Is it safe to issue spin_lock_irqsave/spin_unlock_restore in this
context?  Reason: What if it wasn't netconsole calling netpoll_send_udp
and not with local interrupts disabled?

> > +		
> > +		txel = kmalloc(sizeof(struct tx_queue_list), GFP_ATOMIC);
> > +		if (!txel)
> > +			goto out_free;
> > +		
> > +		txel->skb = skb_get(skb);
> > +		txel->np  = np;
> > +		
> > +		list_add_tail(&txel->link, &tx_queue.link);
> > +		
> > +		queue_delayed_work(tx_wq, &tx_wq_obj, HZ/100);
> > +		
> > +		spin_unlock(&tx_list_lock);
> > +	} else if (transmit_skb(np, skb))
> > +		goto repeat;
> 
> As I read it, the previous code could loop as long as netif_queue_stopped()
> is true and it can acquire the lock.

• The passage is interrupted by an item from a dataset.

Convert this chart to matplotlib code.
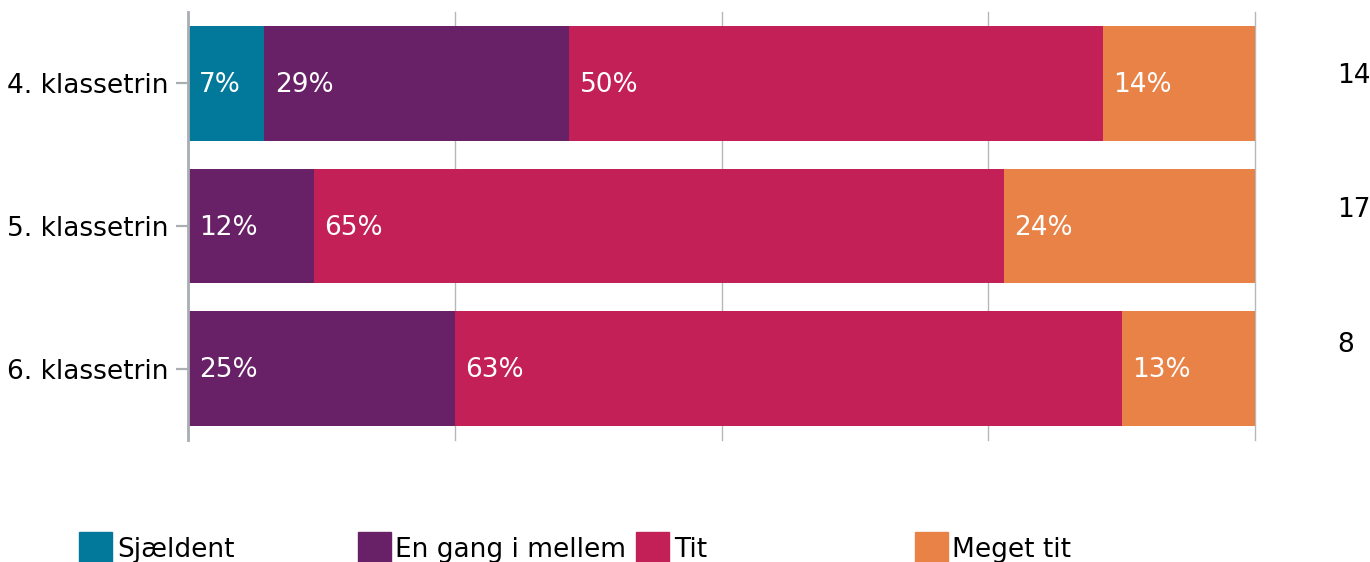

Any reason to not defer the skb for
> transmission in tx_retry_wq() ?

Nope, no good reason.  If transmit_skb fails it'll now defer.

> 
> > +	
> > +	return;
> > +	
> > +out_free:
> > +	__kfree_skb(skb);
> >  }
> >  
> >  void netpoll_send_udp(struct netpoll *np, const char *msg, int len)
> > @@ -636,6 +729,15 @@ int netpoll_setup(struct netpoll *np)
> >  		spin_unlock_irqrestore(&rx_list_lock, flags);
> >  	}
> >  
> > +	/* Workqueue to schedule the tx retries */
> > +	if (!tx_wq)
> > +		tx_wq = create_workqueue("netpoll");
> > +	
> > +	if (!tx_wq) {
> > +		printk(KERN_ERR "Failed to create netpoll workqueue\n");
> > +		goto release;
> > +	}
> > +	
> 
> This queue is created but never removed. May be it could/should go in a
> separate function and be anchored to net_dev_init(). The network maintainers
> will tell if they care or not.
> 
> Pure curiosity: why a specific queue instead of schedule_delayed_work() ?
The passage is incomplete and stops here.